2017 was the first year Toronto bothered counting homeless deaths. But the homeless memorial outside the Church of the Holy Trinity has added 900 names since 1985.
Yet, facing the present crisis, the Ontario NDP is barely recognizable. Though the party is correct in locating austerity as the cause of the crisis, the NDP misses the second part of effective leadership: pointing to a way out.
“The Wynne government had a hand in creating this mess,” leader Andrea Horwath says, “through years of cuts and freezes, ranging from eliminating Toronto’s Pooling Compensation, to underfunding social housing.”
The downloading of social housing responsibilities from the provincial to the municipal level, the elimination of Pooling Compensation and the capping of the Community Homelessness Prevention Initiative have undoubtedly made resources scarce. But the NDP’s solution leaves much to be desired. The provincial party leader hasn’t committed to keeping existing shelter space and social housing open.
If elected, the party committed to covering “one-third of the costs of repairs to affordable and social housing units in partnership with municipalities and the federal government.”
To stop the closure of social housing units requiring repairs, Toronto needs $1.6 billion. Though the city pulled together $160 million to stop 2018 closures, there’s no guarantee that will be possible next year. The federal government has not committed to stopping closures, either. With a growing repair backlog and no guarantee of adequate funding, this sees the NDP possibly content with two-thirds of units slated-for-closure closing. That will increase demand for shelter space and worsen the crisis.
The party’s platform is slightly more promising: “New Democrats will meet the province’s responsibility to repair social housing and shelters across Ontario.” Despite this, however, there’s no commitment to building units or expanding service. This does little to address shelter overcrowding and long housing wait lists.
It’s unclear who the NDP thinks it’s winning over by shunning Toronto’s poor.
The party is supposed to fight for the oppressed. If it’s unable to put forward demands which keep Toronto’s poorest from dying in the streets, what and who does the NDP stand for?
There’s no reason why this needs to be viewed as a crisis only for the currently poor, either. The economic shifts and the effects of austerity described by research coalition Homeless Hub, affect all working people in Toronto. In Globalization, Precarious Work and the Food Bank, Ernie Lightman, Andrew Mitchell and David Herd write that with the onset of grinding austerity brought about by the Common Sense Revolution in 1995 , the number of food bank users in Toronto jumped from 115,000 to 170,000. That jump resulted from policies aimed at destroying income support and other social programs to weaken the bargaining floor.

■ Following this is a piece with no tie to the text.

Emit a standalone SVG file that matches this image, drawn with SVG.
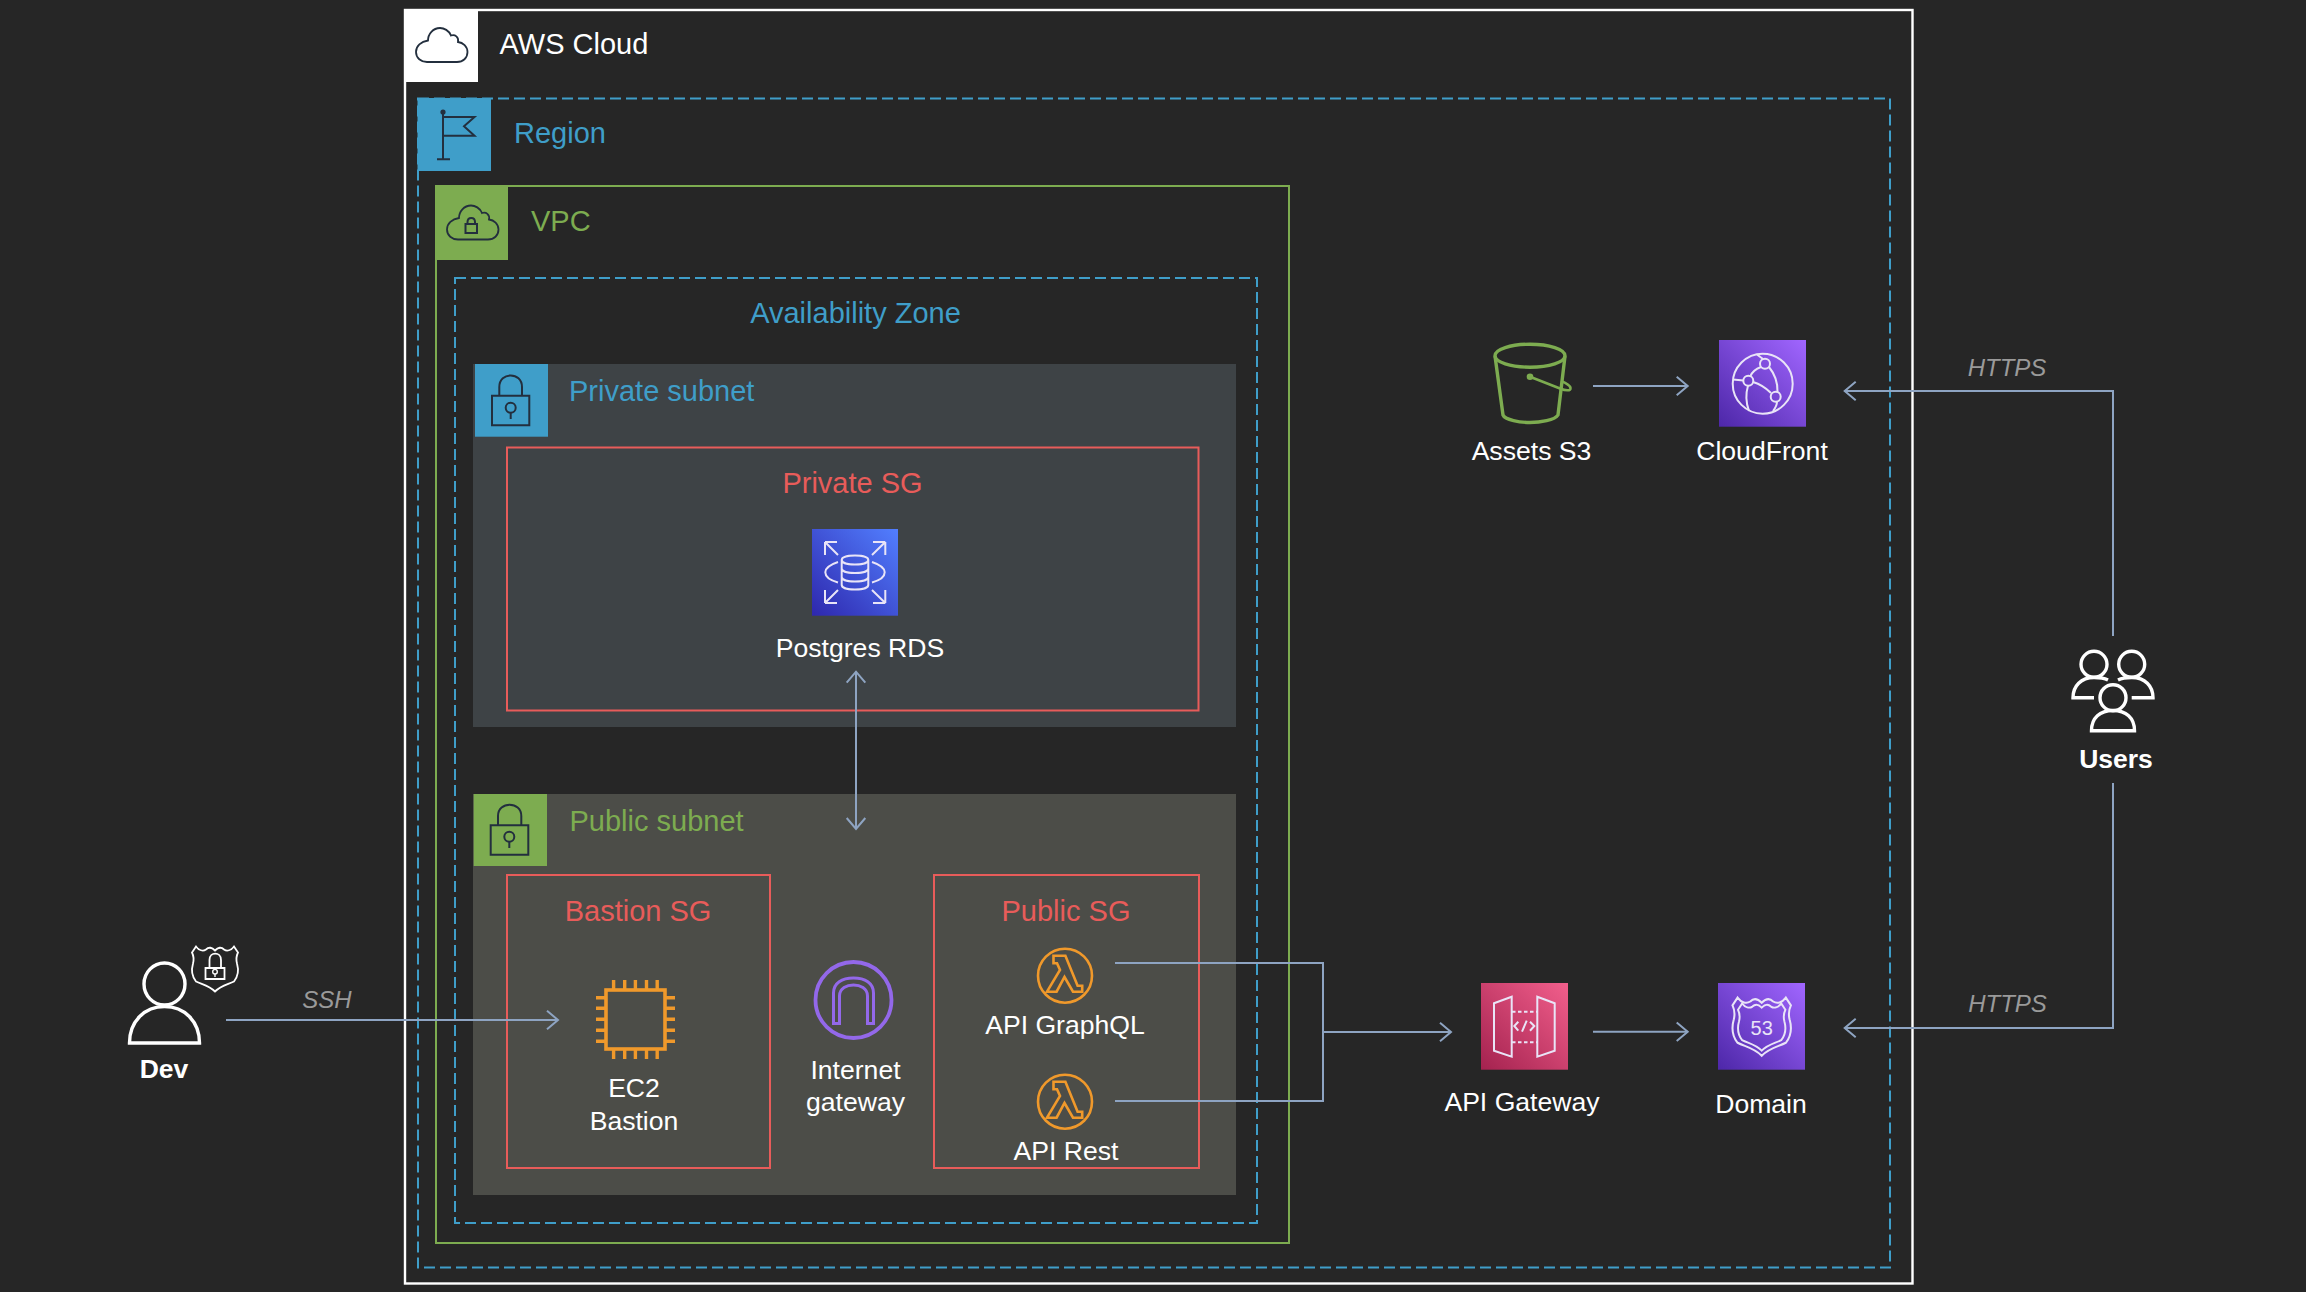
<svg xmlns="http://www.w3.org/2000/svg" width="2306" height="1292" viewBox="0 0 2306 1292">
<style>
text{font-family:"Liberation Sans",Arial,Helvetica,sans-serif}
.t{font-size:29px}
.l{font-size:26.6px;fill:#fff;text-anchor:middle}
.b{font-size:26.5px;font-weight:700;fill:#fff;text-anchor:middle}
.i{font-size:24px;font-style:italic;fill:#9a9a9a;text-anchor:middle}
.sg{fill:none;stroke:#e85c5a;stroke-width:2}
.sgt{fill:#e85c5a;text-anchor:middle}
.dash{fill:none;stroke:#3f9ec9;stroke-width:2;stroke-dasharray:11 5}
.ic{fill:none;stroke:#232f3e;stroke-width:2}
.wi{fill:none;stroke:#fff;stroke-width:3.4}
.gl{fill:none;stroke:#e9e4f7;stroke-width:2}
.or{fill:none;stroke:#f0992b;stroke-width:2.6}
.conn{fill:none;stroke:#8ea4c2;stroke-width:2}
</style>
<defs>
<marker id="ah" markerUnits="userSpaceOnUse" viewBox="-14 -11 16 22" refX="0" refY="0" markerWidth="16" markerHeight="22" orient="auto-start-reverse" overflow="visible"><path d="M-11,-9.3 L0,0 L-11,9.3" fill="none" stroke="#8ea4c2" stroke-width="2"/></marker>
<linearGradient id="gBlue" x1="0" y1="1" x2="1" y2="0"><stop offset="0" stop-color="#2e27ad"/><stop offset="1" stop-color="#527fff"/></linearGradient>
<linearGradient id="gPurple" x1="0" y1="1" x2="1" y2="0"><stop offset="0" stop-color="#4d27a8"/><stop offset="1" stop-color="#a166ff"/></linearGradient>
<linearGradient id="gPink" x1="0" y1="1" x2="1" y2="0"><stop offset="0" stop-color="#a4224f"/><stop offset="1" stop-color="#f25f8c"/></linearGradient>
<path id="cloud" d="M11,34 H41 C47,34 51.500,30 51.500,24 C51.500,18.500 47,14.500 42,14 C43,9 39,6 35,7.500 C33,2.500 28,0 24,0 C17,0 12,6 12,12.500 C5,13.500 0,18 0,24 C0,30 5,34 11,34 Z"/>
<g id="lambda"><circle cx="0" cy="0" r="27" class="or"/><path class="or" stroke-width="2.2" d="M-11.500,-20 H0.400 L12.600,10 H17.200 V16 H8 L-0.500,1.300 L-8.400,16 H-18 L-5,-5.700 L-8,-12.400 H-11.500 Z"/></g>
<path id="shield" d="M0,-18 C3,-21 6,-22 9,-19 C12,-17 16,-18 19,-22 L23,-16 C21,-12 21,-9 22,-5 C24,2 23,8 19,13 C13,16 6,17 0,23 C-6,17 -13,16 -19,13 C-23,8 -24,2 -22,-5 C-21,-9 -21,-12 -23,-16 L-19,-22 C-16,-18 -12,-17 -9,-19 C-6,-22 -3,-21 0,-18 Z"/>
</defs>
<rect width="2306" height="1292" fill="#262626"/>

<g id="aws-cloud">
<rect x="405" y="10" width="1507.500" height="1273.500" fill="none" stroke="#fff" stroke-width="2.400"/>
<rect x="404" y="9" width="74" height="73" fill="#fff"/>
<use href="#cloud" x="416" y="28" fill="none" stroke="#232f3e" stroke-width="1.800"/>
<text x="499.500" y="54" class="t" fill="#fff">AWS Cloud</text>
</g>

<g id="region">
<rect x="418" y="98.500" width="1472" height="1169" class="dash"/>
<rect x="417.500" y="98" width="73.500" height="73" fill="#3f9ec9"/>
<path class="ic" d="M443,112 V159.300 M437,159.300 H450 M443,117 H474.500 L464,126.300 L474.500,135.700 H443"/>
<circle cx="443" cy="112" r="2.600" fill="#232f3e"/>
<text x="514" y="143" class="t" fill="#3f9ec9">Region</text>
</g>

<g id="vpc">
<rect x="436" y="186" width="853" height="1057" fill="none" stroke="#7dac50" stroke-width="2"/>
<rect x="435" y="185" width="73" height="75" fill="#7dac50"/>
<use href="#cloud" x="447" y="205.500" fill="none" stroke="#232f3e" stroke-width="1.800"/>
<path class="ic" stroke-width="1.600" d="M465.500,224 H477 V233 H465.500 Z M467.500,224 V222 C467.500,216.500 475,216.500 475,222 V224"/>
<text x="531" y="231" class="t" fill="#7dac50">VPC</text>
</g>

<g id="availability-zone">
<rect x="455" y="278" width="802" height="945" class="dash"/>
<text x="855.500" y="323" class="t" fill="#3f9ec9" text-anchor="middle">Availability Zone</text>
</g>

<g id="private-subnet">
<rect x="473" y="364" width="763" height="363" fill="#3e4346"/>
<rect x="475" y="364" width="73" height="72.700" fill="#3f9ec9"/>
<path class="ic" d="M492,395.700 H529.300 V425.300 H492 Z M499.300,395.700 V387 C499.300,371.500 522,371.500 522,387 V395.700"/>
<circle cx="510.700" cy="407.700" r="5" class="ic"/><path class="ic" d="M510.700,412.700 V419"/>
<text x="569" y="401" class="t" fill="#3f9ec9">Private subnet</text>
</g>

<g id="private-sg">
<rect x="507" y="447.500" width="691.500" height="263" class="sg"/>
<text x="852.500" y="493" class="t sgt">Private SG</text>
</g>

<g id="postgres-rds">
<rect x="812" y="529" width="86" height="86.700" fill="url(#gBlue)"/>
<path class="gl" d="M841.700,560 V585 C841.700,591 868.300,591 868.300,585 V560 M841.700,560 C841.700,554 868.300,554 868.300,560 C868.300,566 841.700,566 841.700,560 Z M841.700,568.500 C841.700,574.500 868.300,574.500 868.300,568.500 M841.700,577 C841.700,583 868.300,583 868.300,577 M838,562 C829,565 825.300,569 825.300,572.300 C825.300,576 829,580 838,582.500 M872,562 C881,565 884.700,569 884.700,572.300 C884.700,576 881,580 872,582.500"/>
<path class="gl" d="M825,542 L838,555 M825,542 H837 M825,542 V555 M885.300,542 L872,555 M885.300,542 H873 M885.300,542 V555 M825,603 L838,590 M825,603 H837 M825,603 V590 M885.300,603 L872,590 M885.300,603 H873 M885.300,603 V590"/>
<text x="860" y="657" class="l">Postgres RDS</text>
</g>

<g id="public-subnet">
<rect x="473" y="794" width="763" height="401" fill="#4c4d48"/>
<rect x="473.700" y="794" width="73.300" height="72" fill="#7dac50"/>
<path class="ic" d="M490.700,825.300 H528.300 V854.700 H490.700 Z M498,825.300 V816 C498,801 521.300,801 521.300,816 V825.300"/>
<circle cx="509.300" cy="836.700" r="5" class="ic"/><path class="ic" d="M509.300,841.700 V848"/>
<text x="569.500" y="830.500" class="t" fill="#7dac50">Public subnet</text>
</g>

<g id="bastion-sg">
<rect x="507" y="875" width="263" height="293" class="sg"/>
<text x="638" y="921" class="t sgt">Bastion SG</text>
</g>

<g id="public-sg">
<rect x="934" y="875" width="265" height="293" class="sg"/>
<text x="1066" y="921" class="t sgt">Public SG</text>
</g>

<g id="ec2-bastion">
<rect x="606" y="990" width="59" height="59" fill="none" stroke="#f0992b" stroke-width="3.600"/>
<path fill="none" stroke="#f0992b" stroke-width="3.400" d="M613.600,980 V990 M624.700,980 V990 M635.400,980 V990 M646.500,980 V990 M657.200,980 V990 M613.600,1049 V1059 M624.700,1049 V1059 M635.400,1049 V1059 M646.500,1049 V1059 M657.200,1049 V1059 M596,997.700 H606 M596,1008.300 H606 M596,1019.300 H606 M596,1030.300 H606 M596,1041.300 H606 M665,997.700 H675 M665,1008.300 H675 M665,1019.300 H675 M665,1030.300 H675 M665,1041.300 H675"/>
<text x="634" y="1097" class="l">EC2</text>
<text x="634" y="1129.500" class="l">Bastion</text>
</g>

<g id="internet-gateway">
<ellipse cx="853.500" cy="1000" rx="38" ry="38" fill="none" stroke="#9368ea" stroke-width="3.800"/>
<path fill="none" stroke="#9368ea" stroke-width="3" d="M833.500,1023.500 V993 C833.500,983 842,978 853.500,978 C865,978 873.500,983 873.500,993 V1023.500 H867.500 V996 C867.500,988 860,985 853.500,985 C847,985 839.500,988 839.500,996 V1023.500 Z"/>
<text x="855.500" y="1079" class="l">Internet</text>
<text x="855.500" y="1111" class="l">gateway</text>
</g>

<g id="api-graphql">
<use href="#lambda" x="1065" y="975.700"/>
<text x="1065" y="1034" class="l">API GraphQL</text>
</g>

<g id="api-rest">
<use href="#lambda" x="1065" y="1101.700"/>
<text x="1066" y="1160" class="l">API Rest</text>
</g>

<g id="dev">
<ellipse cx="164.500" cy="984" rx="20.500" ry="21" class="wi"/>
<path class="wi" d="M129.500,1043 C129.500,1021 145,1006.500 164.500,1006.500 C184,1006.500 199.500,1021 199.500,1043 Z"/>
<use href="#shield" x="215" y="968.500" fill="none" stroke="#fff" stroke-width="1.800"/>
<path fill="none" stroke="#fff" stroke-width="1.800" d="M205.500,968 H224.500 V979 H205.500 Z M209.500,968 V960 C209.500,951.500 221,951.500 221,960 V968"/>
<circle cx="215" cy="971.700" r="2.300" fill="none" stroke="#fff" stroke-width="1.400"/><path stroke="#fff" stroke-width="1.400" d="M215,974 V977"/>
<text x="164" y="1078" class="b">Dev</text>
</g>

<g id="assets-s3">
<ellipse cx="1530" cy="355.700" rx="35" ry="11.500" fill="none" stroke="#7dac50" stroke-width="3.400"/>
<path fill="none" stroke="#7dac50" stroke-width="3.400" d="M1495,356 L1503,415 C1505,420 1520,422.500 1530,422.500 C1540,422.500 1555,420 1558,415 L1565,356"/>
<circle cx="1530" cy="376.700" r="3.300" fill="#7dac50"/>
<path fill="none" stroke="#7dac50" stroke-width="2.600" d="M1530,376.700 L1560,388.500 C1566,391 1571,391 1570.500,388 C1570,385 1566,383 1561,381"/>
<text x="1531.500" y="460" class="l">Assets S3</text>
</g>

<g id="cloudfront">
<rect x="1719" y="340" width="87" height="86.700" fill="url(#gPurple)"/>
<circle cx="1762.700" cy="383.700" r="30" class="gl"/>
<circle cx="1765" cy="363.700" r="5" class="gl"/><circle cx="1748.300" cy="380.700" r="5" class="gl"/><circle cx="1775.700" cy="396.700" r="5" class="gl"/>
<path class="gl" d="M1748,385.700 C1745.500,394 1746,403 1749,411 M1753,382 Q1763,385 1771,393 M1761,367 Q1753,370 1750.500,376 M1769,367 Q1778,378 1777.500,392 M1733,379.500 L1743.500,380.500 M1757,354.500 L1763,359 M1777,401.500 Q1777,406 1773,411"/>
<text x="1762" y="460" class="l">CloudFront</text>
</g>

<g id="api-gateway">
<rect x="1481" y="983" width="87" height="86.700" fill="url(#gPink)"/>
<path class="gl" d="M1494,1003.300 L1511.700,996.700 V1056.700 L1494,1050.700 Z M1537.300,996.700 L1554.700,1003.300 V1050.700 L1537.300,1056.700 Z"/>
<path class="gl" stroke-dasharray="3.500 2.500" d="M1512,1011.700 H1537 M1512,1042.300 H1537"/>
<path class="gl" d="M1518.300,1021.700 L1514.300,1026 L1518.300,1030.700 M1526.700,1020.700 L1522,1031.700 M1530,1021.700 L1534.300,1026 L1530,1030.700"/>
<text x="1522" y="1110.500" class="l">API Gateway</text>
</g>

<g id="domain">
<rect x="1718" y="983" width="87" height="86.700" fill="url(#gPurple)"/>
<use href="#shield" transform="translate(1761.700 1026) scale(1.270 1.290)" fill="none" stroke="#e9e4f7" stroke-width="1.600"/>
<use href="#shield" transform="translate(1761.700 1026.500) scale(1.030 1.050)" fill="none" stroke="#e9e4f7" stroke-width="1.900"/>
<text x="1761.700" y="1035" font-size="20" fill="#e9e4f7" text-anchor="middle">53</text>
<text x="1761" y="1112.500" class="l">Domain</text>
</g>

<g id="users">
<circle cx="2094" cy="664.300" r="13" class="wi"/><circle cx="2131.700" cy="664.300" r="13" class="wi"/><circle cx="2113" cy="697.700" r="13" class="wi"/>
<path class="wi" d="M2108,680 C2104,678 2099,677.500 2094,677.500 C2081,677.500 2073,686 2073,697.700 H2094 M2118,680 C2122,678 2127,677.500 2131.700,677.500 C2145,677.500 2153,686 2153,697.700 H2131.700"/>
<path class="wi" d="M2091.500,730.700 C2091.500,718 2100,710.500 2113,710.500 C2126,710.500 2134.500,718 2134.500,730.700 Z"/>
<text x="2116" y="768" class="b">Users</text>
</g>

<g id="connectors">
<path class="conn" d="M226,1020 H558" marker-end="url(#ah)"/>
<path class="conn" d="M856,671.700 V829" marker-start="url(#ah)" marker-end="url(#ah)"/>
<path class="conn" d="M1115,963 H1323 V1101 H1115"/>
<path class="conn" d="M1323,1032 H1451" marker-end="url(#ah)"/>
<path class="conn" d="M1593,386 H1687.700" marker-end="url(#ah)"/>
<path class="conn" d="M1593,1031.700 H1687.700" marker-end="url(#ah)"/>
<path class="conn" d="M2113,636 V391 H1844.700" marker-end="url(#ah)"/>
<path class="conn" d="M2113,783 V1028 H1844.700" marker-end="url(#ah)"/>
<text x="327" y="1008" class="i">SSH</text>
<text x="2007" y="375.500" class="i">HTTPS</text>
<text x="2007.500" y="1011.500" class="i">HTTPS</text>
</g>
</svg>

Having a reserve army of desperate people locked out of obtaining social housing or welfare and desperate to take any job on any terms is great way to dismantle labour protections. And the ruling class knows it. Back in 1994, the OECD recommended slashing social programs not only to lower the tax burden, but also to maximize “labour market flexibility.”
There’s no doubt this is part of the reason why wages have been stagnant for as long as they have. But, more crucially, it suggests the number of currently-housed people on the edge of dying on Toronto’s streets is appallingly high.
It’s left people with nowhere to turn. And, people in that position tend to keep their heads down.
In the face of a ruling class ready to use not just dehumanizing pauperism but deadly pauperism to scare its workforce into line, Toronto’s poor need representatives who fight to defend all social housing units and shelter space.
The NDP needs to recapture its humanity if it is to remain at all relevant. Working Canadians do not need another party of enemies.
Mitchell Thompson is a writer and journalism student living in Toronto.